A consumer is an individual who purchases goods
and services for personal use
Classification of goods and services
– consumer goods are the physical and tangible goods sold to
the general public that are not intended for resale
– they include non-durable consumer goods e.g. food and
drinks, that can be used only once and durable consumer
goods e.g. cars and washing machines that can be used
several times
– consumer services are non-tangible products sold to the
general public that are not intended for resale e.g. hotel
accommodation, insurance etc
– capital goods are physical goods used by industry to aid in
the production of other goods and services e.g. machines,
Factors of production
*are the resources needed by business to produce
goods or services
*they are:
• land refers to land and all renewable and non-renewable
resources of nature e.g. coal, timber etc (return for land is rent)

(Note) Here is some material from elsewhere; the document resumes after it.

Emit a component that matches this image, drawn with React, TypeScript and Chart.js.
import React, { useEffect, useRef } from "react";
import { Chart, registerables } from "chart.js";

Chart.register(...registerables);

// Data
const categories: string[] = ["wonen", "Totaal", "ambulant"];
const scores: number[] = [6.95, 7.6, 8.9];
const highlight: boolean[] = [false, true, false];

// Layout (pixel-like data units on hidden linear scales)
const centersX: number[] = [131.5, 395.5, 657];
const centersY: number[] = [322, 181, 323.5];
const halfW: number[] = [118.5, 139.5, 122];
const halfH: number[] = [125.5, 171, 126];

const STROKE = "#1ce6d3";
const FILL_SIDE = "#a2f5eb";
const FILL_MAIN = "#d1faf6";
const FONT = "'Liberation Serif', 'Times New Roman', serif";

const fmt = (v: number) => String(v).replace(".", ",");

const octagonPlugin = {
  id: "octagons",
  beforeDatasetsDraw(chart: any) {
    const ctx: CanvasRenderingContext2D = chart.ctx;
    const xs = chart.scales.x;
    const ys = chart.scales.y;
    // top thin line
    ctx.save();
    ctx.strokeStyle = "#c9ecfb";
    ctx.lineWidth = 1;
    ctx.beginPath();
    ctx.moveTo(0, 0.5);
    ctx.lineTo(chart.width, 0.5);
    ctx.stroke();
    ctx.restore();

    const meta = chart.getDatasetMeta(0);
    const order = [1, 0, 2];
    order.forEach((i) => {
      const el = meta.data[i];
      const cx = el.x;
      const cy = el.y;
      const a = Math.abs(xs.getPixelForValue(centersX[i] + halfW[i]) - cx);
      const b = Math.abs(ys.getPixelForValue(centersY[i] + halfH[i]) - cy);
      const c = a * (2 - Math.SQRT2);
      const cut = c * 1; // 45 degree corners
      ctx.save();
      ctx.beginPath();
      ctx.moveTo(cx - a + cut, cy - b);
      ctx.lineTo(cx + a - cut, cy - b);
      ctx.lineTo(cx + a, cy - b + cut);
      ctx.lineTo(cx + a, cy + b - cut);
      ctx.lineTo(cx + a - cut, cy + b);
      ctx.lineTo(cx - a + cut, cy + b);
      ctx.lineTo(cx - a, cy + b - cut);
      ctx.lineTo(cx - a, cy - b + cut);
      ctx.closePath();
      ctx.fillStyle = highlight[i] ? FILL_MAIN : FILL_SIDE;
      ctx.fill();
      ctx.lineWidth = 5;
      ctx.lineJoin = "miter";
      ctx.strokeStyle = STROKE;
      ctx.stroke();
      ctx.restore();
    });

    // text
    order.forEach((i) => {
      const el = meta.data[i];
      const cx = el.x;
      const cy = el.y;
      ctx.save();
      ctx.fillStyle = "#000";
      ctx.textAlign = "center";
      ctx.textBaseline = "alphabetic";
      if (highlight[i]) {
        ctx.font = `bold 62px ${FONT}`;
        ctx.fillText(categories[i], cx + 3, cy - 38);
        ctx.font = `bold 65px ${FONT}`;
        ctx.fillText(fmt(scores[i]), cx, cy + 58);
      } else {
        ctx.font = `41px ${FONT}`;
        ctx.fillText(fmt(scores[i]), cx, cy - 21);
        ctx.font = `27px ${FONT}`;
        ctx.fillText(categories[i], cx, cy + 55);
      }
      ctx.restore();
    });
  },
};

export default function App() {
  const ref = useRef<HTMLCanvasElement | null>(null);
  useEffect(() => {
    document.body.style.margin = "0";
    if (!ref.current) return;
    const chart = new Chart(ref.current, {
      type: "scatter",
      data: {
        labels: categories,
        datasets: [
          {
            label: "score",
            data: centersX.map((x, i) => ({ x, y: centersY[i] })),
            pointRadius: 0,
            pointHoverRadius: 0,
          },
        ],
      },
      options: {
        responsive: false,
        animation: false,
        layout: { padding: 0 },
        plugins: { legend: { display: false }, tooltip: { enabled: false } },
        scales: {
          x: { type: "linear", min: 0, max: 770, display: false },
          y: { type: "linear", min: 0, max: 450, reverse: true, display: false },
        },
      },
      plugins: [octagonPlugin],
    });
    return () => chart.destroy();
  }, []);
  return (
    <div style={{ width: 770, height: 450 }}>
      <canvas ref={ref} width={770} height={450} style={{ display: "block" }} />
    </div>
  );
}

• labour refers to the manual and skilled labour making up the
workforce of a business (return for labour is salary or
wages)
• capital refers to finance needed to set up a business and pay
for its continuous operations, and other man-made
resources used in production (return for capital is interest)

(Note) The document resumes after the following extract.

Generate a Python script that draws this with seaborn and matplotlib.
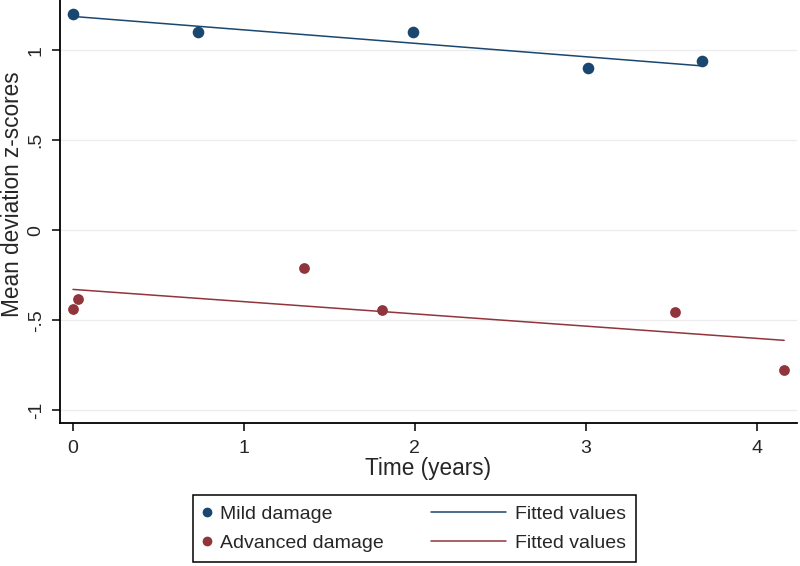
import numpy as np
import pandas as pd
import matplotlib
matplotlib.use("Agg")
import matplotlib.pyplot as plt
import seaborn as sns
from matplotlib.legend_handler import HandlerLine2D
from matplotlib.lines import Line2D

# values
mild_time = [0.0, 0.73, 1.99, 3.01, 3.68]
mild_md = [1.20, 1.10, 1.10, 0.90, 0.94]

adv_time = [0.0, 0.03, 1.35, 1.81, 3.52, 4.16]
adv_md = [-0.44, -0.385, -0.21, -0.445, -0.455, -0.78]

xtick_values = [0, 1, 2, 3, 4]
ytick_values = [-1, -0.5, 0, 0.5, 1]
ytick_labels = ["-1", "-.5", "0", ".5", "1"]

navy = "#1a476f"
maroon = "#90353b"


class LongLine(HandlerLine2D):
    # draw the legend line further to the left than the handle box
    def create_artists(self, legend, orig_handle, xdescent, ydescent,
                       width, height, fontsize, trans):
        ext = 3.46 * fontsize
        return super().create_artists(legend, orig_handle, xdescent + ext, ydescent,
                                      width + ext, height, fontsize, trans)


sns.set_style("white")
plt.rcParams["font.family"] = ["Liberation Sans", "DejaVu Sans"]

mild = pd.DataFrame({"time": mild_time, "md": mild_md})
adv = pd.DataFrame({"time": adv_time, "md": adv_md})

fig = plt.figure(figsize=(8, 5.66), dpi=100)
# plot region runs a little past the top edge of the picture, as in the reference
ax = fig.add_axes([0.075, 0.252, 0.921, 0.809])

# light horizontal grid
for yv in ytick_values:
    ax.axhline(yv, color="#ececec", linewidth=0.9, zorder=0)

sns.scatterplot(data=mild, x="time", y="md", color=navy, s=70, linewidth=0, ax=ax, zorder=3)
sns.scatterplot(data=adv, x="time", y="md", color=maroon, s=60, linewidth=0, ax=ax, zorder=3)
sns.regplot(data=mild, x="time", y="md", scatter=False, ci=None, color=navy,
            line_kws={"linewidth": 1.1}, ax=ax)
sns.regplot(data=adv, x="time", y="md", scatter=False, ci=None, color=maroon,
            line_kws={"linewidth": 1.1}, ax=ax)

ax.set_xlim(-0.076, 4.234)
ax.set_ylim(-1.074, 1.472)
ax.set_xticks(xtick_values)
ax.set_yticks(ytick_values)
ax.set_yticklabels(ytick_labels, rotation=90, va="center")
ax.tick_params(axis="both", direction="out", length=6, width=1.1, color="black",
               labelsize=14, pad=6, left=True, bottom=True)
ax.tick_params(axis="y", pad=5)

for side in ["top", "right"]:
    ax.spines[side].set_visible(False)
for side in ["left", "bottom"]:
    ax.spines[side].set_color("black")
    ax.spines[side].set_linewidth(1.3)

ax.set_xlabel("Time (years)", fontsize=16.3, labelpad=0)
ax.set_ylabel("Mean deviation z-scores", fontsize=16.3, labelpad=3)

handles = [
    Line2D([], [], linestyle="none", marker="o", markersize=6, color=navy),
    Line2D([], [], linestyle="none", marker="o", markersize=6, color=maroon),
    Line2D([], [], color=navy, linewidth=1.1),
    Line2D([], [], color=maroon, linewidth=1.1),
]
labels = ["Mild damage", "Advanced damage", "Fitted values", "Fitted values"]
leg = fig.legend(handles, labels, ncol=2, loc="upper center",
                 bbox_to_anchor=(0.518, 0.1254), fontsize=14,
                 frameon=True, fancybox=False, framealpha=1,
                 edgecolor="black", handlelength=0.4, handletextpad=0.45,
                 columnspacing=5.9, labelspacing=0.6, borderpad=0.52,
                 borderaxespad=0,
                 handler_map={handles[2]: LongLine(), handles[3]: LongLine()})
leg.get_frame().set_linewidth(1.1)

fig.savefig("out.png", dpi=100)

• enterprise (or entrepreneurship) provides the managing,
decision-making and coordinating role (return for enterprise
The concept of adding value
Added value is the difference between the cost of purchasing
bought-in inputs (materials) and the selling price of the
finished goods.
Adding value is increasing the difference between the cost of
purchasing bought-in inputs (materials) and the selling price of
the finished goods.
NB*If a customer is prepared to pay a price that is greater than
the cost of materials used to produce a good or service, then
the business has been successful in adding value.

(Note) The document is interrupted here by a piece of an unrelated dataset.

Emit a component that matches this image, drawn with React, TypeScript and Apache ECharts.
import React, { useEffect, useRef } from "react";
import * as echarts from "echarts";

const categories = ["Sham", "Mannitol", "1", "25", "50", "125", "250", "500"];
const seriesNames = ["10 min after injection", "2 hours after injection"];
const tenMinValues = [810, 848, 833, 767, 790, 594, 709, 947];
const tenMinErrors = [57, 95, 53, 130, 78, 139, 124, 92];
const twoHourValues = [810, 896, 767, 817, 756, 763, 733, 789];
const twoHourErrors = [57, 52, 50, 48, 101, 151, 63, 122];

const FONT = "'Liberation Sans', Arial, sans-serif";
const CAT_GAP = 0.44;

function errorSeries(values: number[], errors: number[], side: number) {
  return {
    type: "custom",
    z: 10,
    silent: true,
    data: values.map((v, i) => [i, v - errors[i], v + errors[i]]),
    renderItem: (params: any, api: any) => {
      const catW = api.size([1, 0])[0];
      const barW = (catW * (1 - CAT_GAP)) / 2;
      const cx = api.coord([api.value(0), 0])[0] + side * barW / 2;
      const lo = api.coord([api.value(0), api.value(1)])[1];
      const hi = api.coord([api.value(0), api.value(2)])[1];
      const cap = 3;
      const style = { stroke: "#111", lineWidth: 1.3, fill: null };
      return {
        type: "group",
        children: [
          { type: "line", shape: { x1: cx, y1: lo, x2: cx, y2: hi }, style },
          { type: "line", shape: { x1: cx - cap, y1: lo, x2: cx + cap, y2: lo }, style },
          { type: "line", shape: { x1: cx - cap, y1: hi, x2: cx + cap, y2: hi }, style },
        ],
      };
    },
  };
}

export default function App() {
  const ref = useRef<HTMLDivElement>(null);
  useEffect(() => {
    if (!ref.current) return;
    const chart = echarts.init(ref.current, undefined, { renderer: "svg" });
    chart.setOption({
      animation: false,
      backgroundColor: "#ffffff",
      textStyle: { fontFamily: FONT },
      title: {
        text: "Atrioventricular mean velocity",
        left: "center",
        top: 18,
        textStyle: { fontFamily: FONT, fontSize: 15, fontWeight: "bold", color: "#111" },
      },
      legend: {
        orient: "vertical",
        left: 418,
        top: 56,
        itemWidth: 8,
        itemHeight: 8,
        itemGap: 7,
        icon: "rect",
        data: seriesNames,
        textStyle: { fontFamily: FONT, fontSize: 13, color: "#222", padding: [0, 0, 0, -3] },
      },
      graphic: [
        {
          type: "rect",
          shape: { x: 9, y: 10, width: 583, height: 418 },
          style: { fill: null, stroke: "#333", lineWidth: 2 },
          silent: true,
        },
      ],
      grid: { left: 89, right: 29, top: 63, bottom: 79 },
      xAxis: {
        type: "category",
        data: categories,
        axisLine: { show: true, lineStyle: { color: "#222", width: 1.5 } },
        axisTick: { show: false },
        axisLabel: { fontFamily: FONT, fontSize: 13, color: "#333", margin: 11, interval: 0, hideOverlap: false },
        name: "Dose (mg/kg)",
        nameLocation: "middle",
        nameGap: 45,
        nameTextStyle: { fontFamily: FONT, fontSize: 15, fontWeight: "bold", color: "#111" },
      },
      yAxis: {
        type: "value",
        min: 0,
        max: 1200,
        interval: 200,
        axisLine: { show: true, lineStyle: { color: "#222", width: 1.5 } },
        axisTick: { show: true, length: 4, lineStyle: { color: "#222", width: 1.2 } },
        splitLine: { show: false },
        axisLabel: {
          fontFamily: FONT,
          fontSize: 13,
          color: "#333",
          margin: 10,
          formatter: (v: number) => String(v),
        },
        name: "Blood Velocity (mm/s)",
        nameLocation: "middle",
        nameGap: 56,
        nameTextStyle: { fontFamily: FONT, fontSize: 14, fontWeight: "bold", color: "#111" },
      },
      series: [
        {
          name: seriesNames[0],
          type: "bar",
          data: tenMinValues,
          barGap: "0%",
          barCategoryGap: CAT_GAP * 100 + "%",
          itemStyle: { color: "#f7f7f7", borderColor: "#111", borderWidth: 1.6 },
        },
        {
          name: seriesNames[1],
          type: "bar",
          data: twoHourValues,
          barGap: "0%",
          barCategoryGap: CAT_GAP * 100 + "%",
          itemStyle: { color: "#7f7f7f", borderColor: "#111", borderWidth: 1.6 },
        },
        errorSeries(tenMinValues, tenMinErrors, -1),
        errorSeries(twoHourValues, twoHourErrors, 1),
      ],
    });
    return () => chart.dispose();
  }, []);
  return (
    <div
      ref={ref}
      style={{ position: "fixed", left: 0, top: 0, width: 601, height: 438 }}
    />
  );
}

Examples of adding value include:
– attractive packaging
– branding
– attractive shop fittings or luxurious retail environment
– well-dressed and knowledgeable shop assistants etc
Summary of what businesses need
before businesses can successfully produce the goods
and services demanded by customers, they have
many other needs which are:
land – raw materials and site for buildings
labour – skilled, unskilled, temporary and permanent
capital – finance, machines and factories/offices
enterprise – risk takers, decision makers and
coordinators
government – for law and order, schools/colleges and
roads/rail/airports
suppliers – for inputs/components/finished goods
customers – for buying what the businesses provide
Economic activity and the problem of choice
generally, we live in a world of great wealth and great scarcity
– scarcity occurs as there are limited resources and unlimited
wants
thus, both rich and poor people have many unsatisfied needs
and wants since there are insufficient goods to satisfy all of
their needs and wants at one time – this is termed “the
economic problem”
because of shortage of products, people are compelled to
make choices and come up with what needs to be satisfied
now and what will be foregone
as such, careful and rational people will choose those things
that give them the greatest benefit, leaving out those things
of less value to them
this need to choose also applies to governments, businesses,
Opportunity cost
– is the benefit of the next most desired option
which is given up or foregone
– in deciding to buy or obtain one item, people
must give up other goods as they cannot all be
bought
– thus, the next most desired product foregone
is the ‘lost opportunity’ or opportunity cost
The dynamic business environment
because the business environment is dynamic or constantly
changing, setting up a new business can be risky
this risk of change can make the original business idea less
successful
the problem can be worse if the business plan is too
inflexible to deal with changes
Changes in the business environment include:
1. economic changes that leave customers with less money
to spend
2. legal changes e.g. limits on who can buy the product
3. technological changes that make the products or
processes of the new business outdated
4. new competitors entering the market
Reasons why some businesses succeed
1. appropriate and sufficient sources of finance –
prevents cash shortages and allows for expansion
2. good understanding of customer needs – leads to
sales targets being met
3. flexible decision-making to adapt to new situations –
allows investment in new business opportunities
4. efficient management of operations – keeps costs
under control
Reasons why some businesses fail
1. poor or lack of record keeping e.g. failure to know
when he next delivery is due, thereby losing
customers
2. lack of cash and working capital
*working capital is needed for the day-to-day running of
the business
*to avoid working capital shortage:
(a) make a cash flow forecast
(b) inject more capital into the business
(c) establish good relations with bank
(d) use effective credit control with customers
3. poor management skills
*essential skills to avoid management problems include:
– leadership skills
– cash handling and cash management skills
– planning and coordinating skills
– decision-making skills
– communication skills
4. changes in the business environment
*a few changes include:
– new competitors
– legal changes
– economic changes
– technological change
Why may businesses fail in early stages?
Internal problems
– weak business idea
– lack of managerial skills
– lack of suitable employees
– lack of sufficient finance
– lack of entrepreneurial skills
– poor initial research
– over ambitious ideas
– poor decisions
Enternal problems
– anticipated customers did not materialise
– changes in business environment affected
customers’ spending patterns
– unexpected competition
Entrepreneurs and intrapreneurs
An entrepreneur is someone who takes the financial risk of
starting and managing a new venture.